# THE TASK
Give back the full listing verbatim, apart from its images.

################

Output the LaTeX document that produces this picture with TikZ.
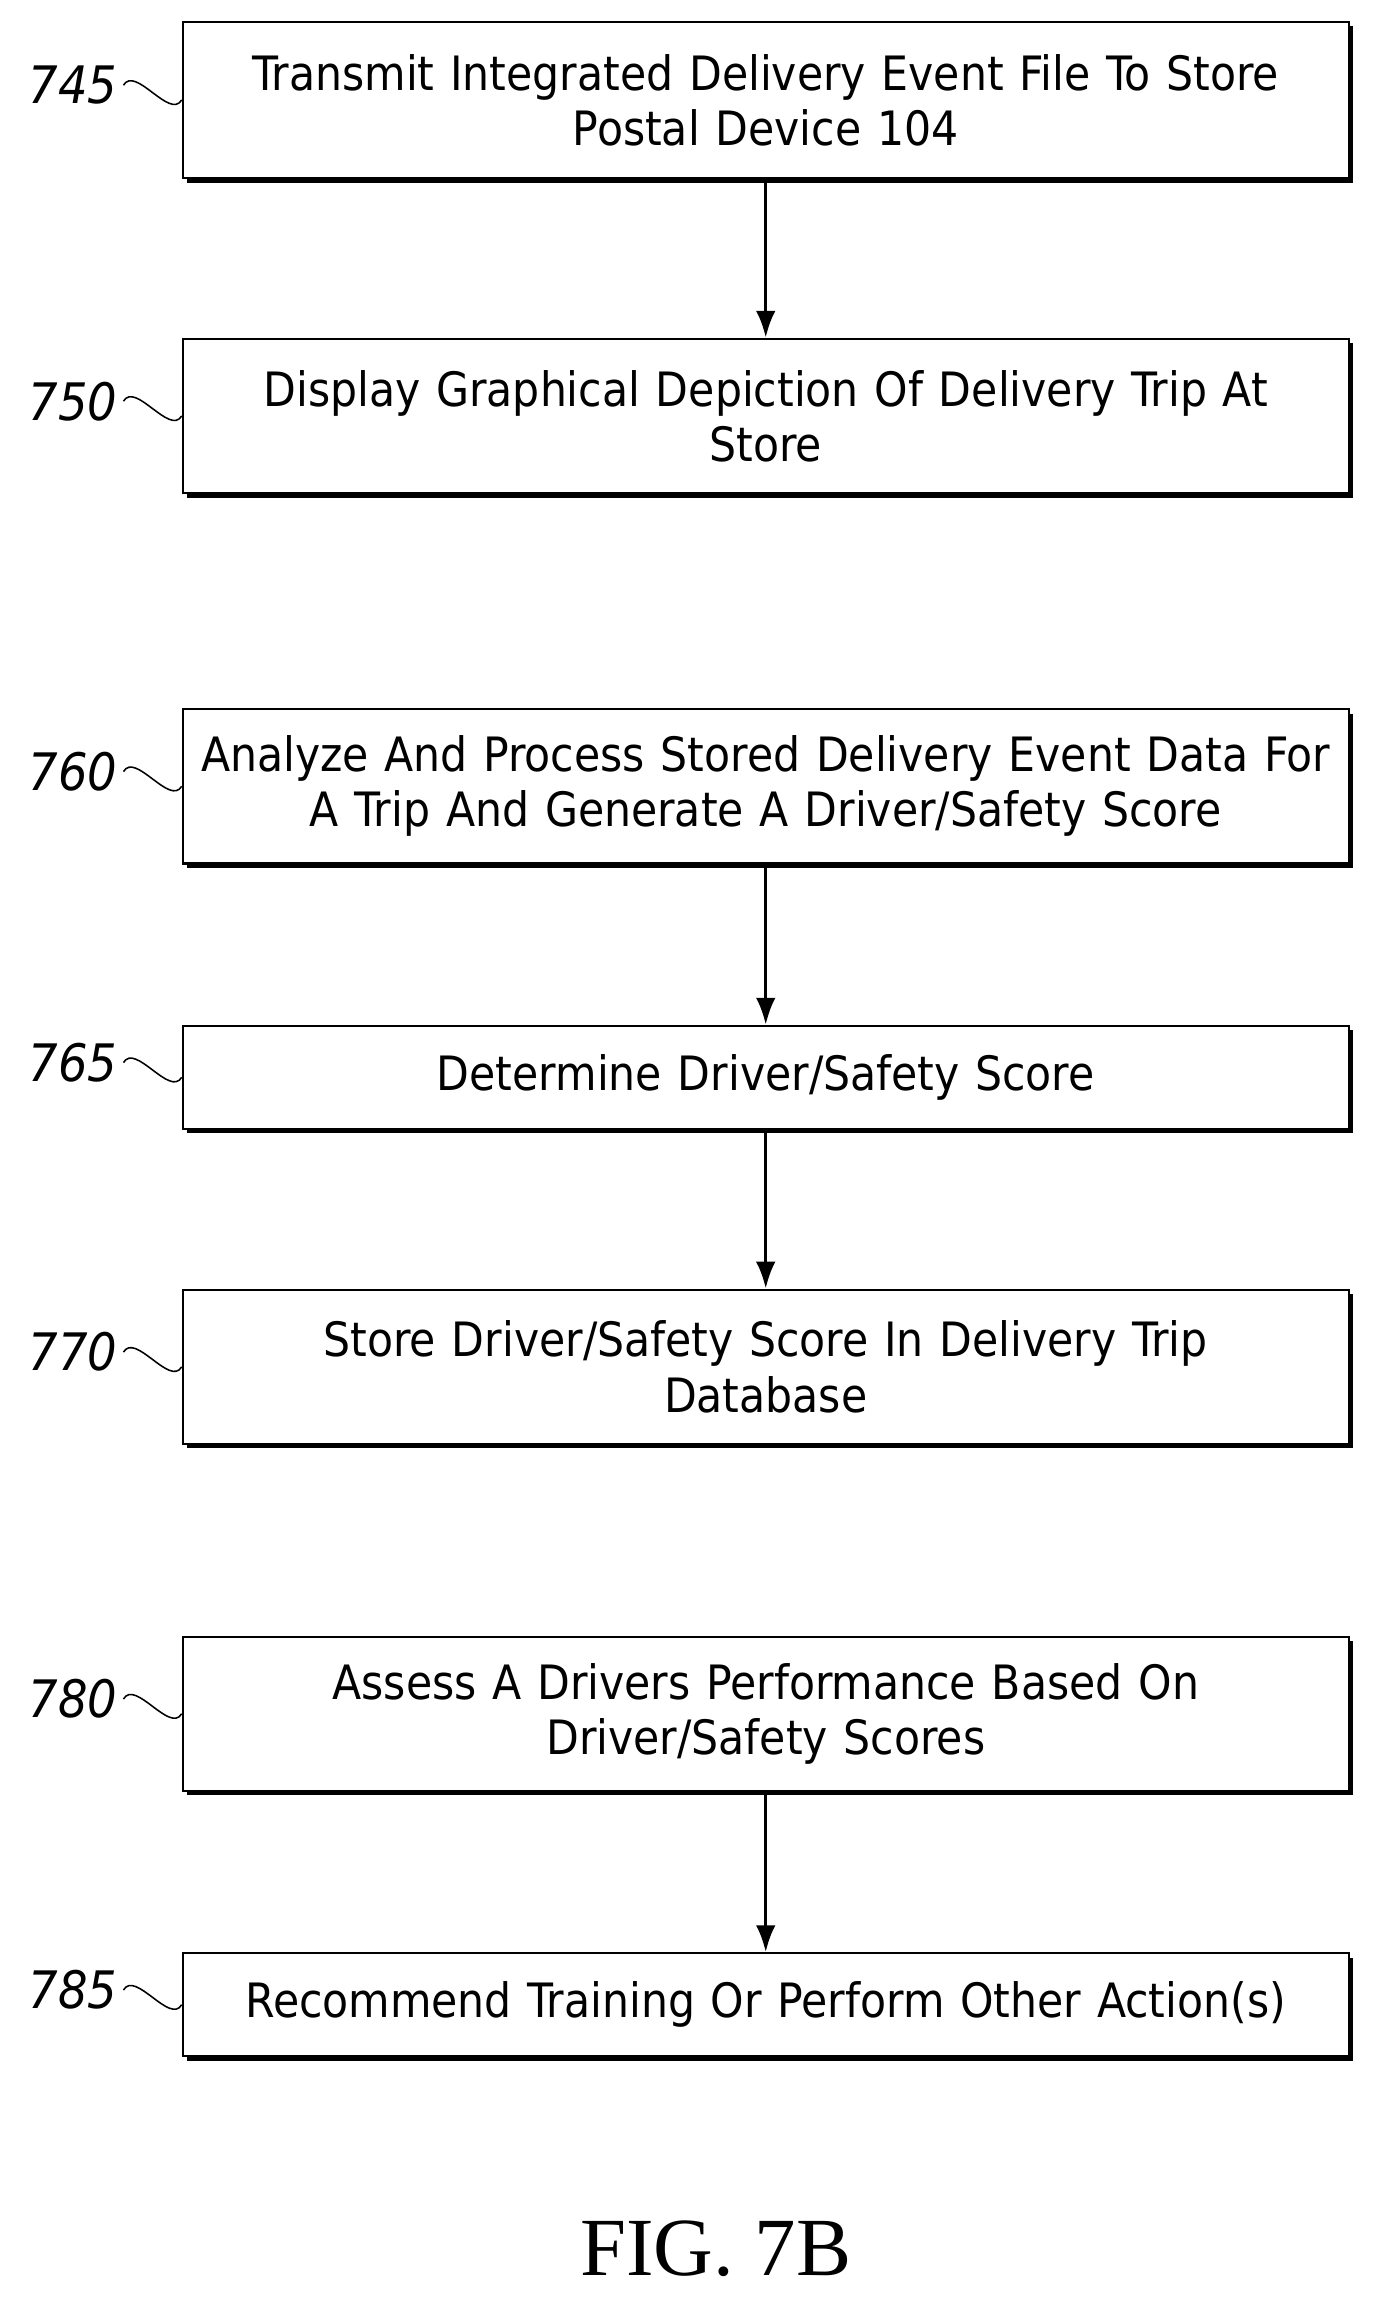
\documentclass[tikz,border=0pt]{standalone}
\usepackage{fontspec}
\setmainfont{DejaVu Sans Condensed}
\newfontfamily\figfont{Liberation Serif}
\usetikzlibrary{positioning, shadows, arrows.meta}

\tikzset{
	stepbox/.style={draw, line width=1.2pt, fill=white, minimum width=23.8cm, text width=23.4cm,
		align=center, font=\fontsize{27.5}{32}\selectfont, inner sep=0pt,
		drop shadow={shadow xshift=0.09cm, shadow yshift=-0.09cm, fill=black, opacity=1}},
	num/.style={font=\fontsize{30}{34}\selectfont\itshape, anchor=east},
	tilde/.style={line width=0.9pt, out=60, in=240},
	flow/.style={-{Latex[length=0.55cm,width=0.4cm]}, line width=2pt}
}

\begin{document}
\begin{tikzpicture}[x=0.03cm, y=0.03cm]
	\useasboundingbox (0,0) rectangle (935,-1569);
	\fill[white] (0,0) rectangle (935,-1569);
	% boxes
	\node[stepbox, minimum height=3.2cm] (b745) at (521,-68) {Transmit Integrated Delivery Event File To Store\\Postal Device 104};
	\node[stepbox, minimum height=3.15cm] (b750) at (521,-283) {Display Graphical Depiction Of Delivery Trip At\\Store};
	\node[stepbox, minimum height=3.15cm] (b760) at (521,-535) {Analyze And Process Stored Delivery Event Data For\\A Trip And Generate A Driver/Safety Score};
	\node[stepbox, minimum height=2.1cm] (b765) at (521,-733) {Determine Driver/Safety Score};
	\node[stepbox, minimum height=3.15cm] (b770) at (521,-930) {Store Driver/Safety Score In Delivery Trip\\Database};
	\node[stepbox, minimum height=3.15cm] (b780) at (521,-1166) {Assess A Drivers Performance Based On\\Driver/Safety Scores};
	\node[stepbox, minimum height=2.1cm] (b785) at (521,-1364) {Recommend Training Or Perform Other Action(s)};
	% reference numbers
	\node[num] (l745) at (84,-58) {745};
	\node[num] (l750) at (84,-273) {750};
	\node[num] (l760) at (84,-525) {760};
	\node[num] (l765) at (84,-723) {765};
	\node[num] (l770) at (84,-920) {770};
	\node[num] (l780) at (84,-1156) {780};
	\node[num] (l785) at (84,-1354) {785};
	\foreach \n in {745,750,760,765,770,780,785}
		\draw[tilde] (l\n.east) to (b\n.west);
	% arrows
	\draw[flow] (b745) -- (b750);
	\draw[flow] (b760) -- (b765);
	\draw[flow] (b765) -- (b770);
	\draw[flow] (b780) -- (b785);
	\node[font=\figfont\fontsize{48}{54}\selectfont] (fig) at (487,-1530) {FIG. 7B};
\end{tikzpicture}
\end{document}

################

# ANSWER FOR THIS EXERCISE
Output the LaTeX document that produces this picture with TikZ.
\documentclass[tikz,border=0pt]{standalone}
\usepackage{fontspec}
\setmainfont{DejaVu Sans Condensed}
\newfontfamily\figfont{Liberation Serif}
\usetikzlibrary{positioning, shadows, arrows.meta}

\tikzset{
	stepbox/.style={draw, line width=1.2pt, fill=white, minimum width=23.8cm, text width=23.4cm,
		align=center, font=\fontsize{27.5}{32}\selectfont, inner sep=0pt,
		drop shadow={shadow xshift=0.09cm, shadow yshift=-0.09cm, fill=black, opacity=1}},
	num/.style={font=\fontsize{30}{34}\selectfont\itshape, anchor=east},
	tilde/.style={line width=0.9pt, out=60, in=240},
	flow/.style={-{Latex[length=0.55cm,width=0.4cm]}, line width=2pt}
}

\begin{document}
\begin{tikzpicture}[x=0.03cm, y=0.03cm]
	\useasboundingbox (0,0) rectangle (935,-1569);
	\fill[white] (0,0) rectangle (935,-1569);
	% boxes
	\node[stepbox, minimum height=3.2cm] (b745) at (521,-68) {Transmit Integrated Delivery Event File To Store\\Postal Device 104};
	\node[stepbox, minimum height=3.15cm] (b750) at (521,-283) {Display Graphical Depiction Of Delivery Trip At\\Store};
	\node[stepbox, minimum height=3.15cm] (b760) at (521,-535) {Analyze And Process Stored Delivery Event Data For\\A Trip And Generate A Driver/Safety Score};
	\node[stepbox, minimum height=2.1cm] (b765) at (521,-733) {Determine Driver/Safety Score};
	\node[stepbox, minimum height=3.15cm] (b770) at (521,-930) {Store Driver/Safety Score In Delivery Trip\\Database};
	\node[stepbox, minimum height=3.15cm] (b780) at (521,-1166) {Assess A Drivers Performance Based On\\Driver/Safety Scores};
	\node[stepbox, minimum height=2.1cm] (b785) at (521,-1364) {Recommend Training Or Perform Other Action(s)};
	% reference numbers
	\node[num] (l745) at (84,-58) {745};
	\node[num] (l750) at (84,-273) {750};
	\node[num] (l760) at (84,-525) {760};
	\node[num] (l765) at (84,-723) {765};
	\node[num] (l770) at (84,-920) {770};
	\node[num] (l780) at (84,-1156) {780};
	\node[num] (l785) at (84,-1354) {785};
	\foreach \n in {745,750,760,765,770,780,785}
		\draw[tilde] (l\n.east) to (b\n.west);
	% arrows
	\draw[flow] (b745) -- (b750);
	\draw[flow] (b760) -- (b765);
	\draw[flow] (b765) -- (b770);
	\draw[flow] (b780) -- (b785);
	\node[font=\figfont\fontsize{48}{54}\selectfont] (fig) at (487,-1530) {FIG. 7B};
\end{tikzpicture}
\end{document}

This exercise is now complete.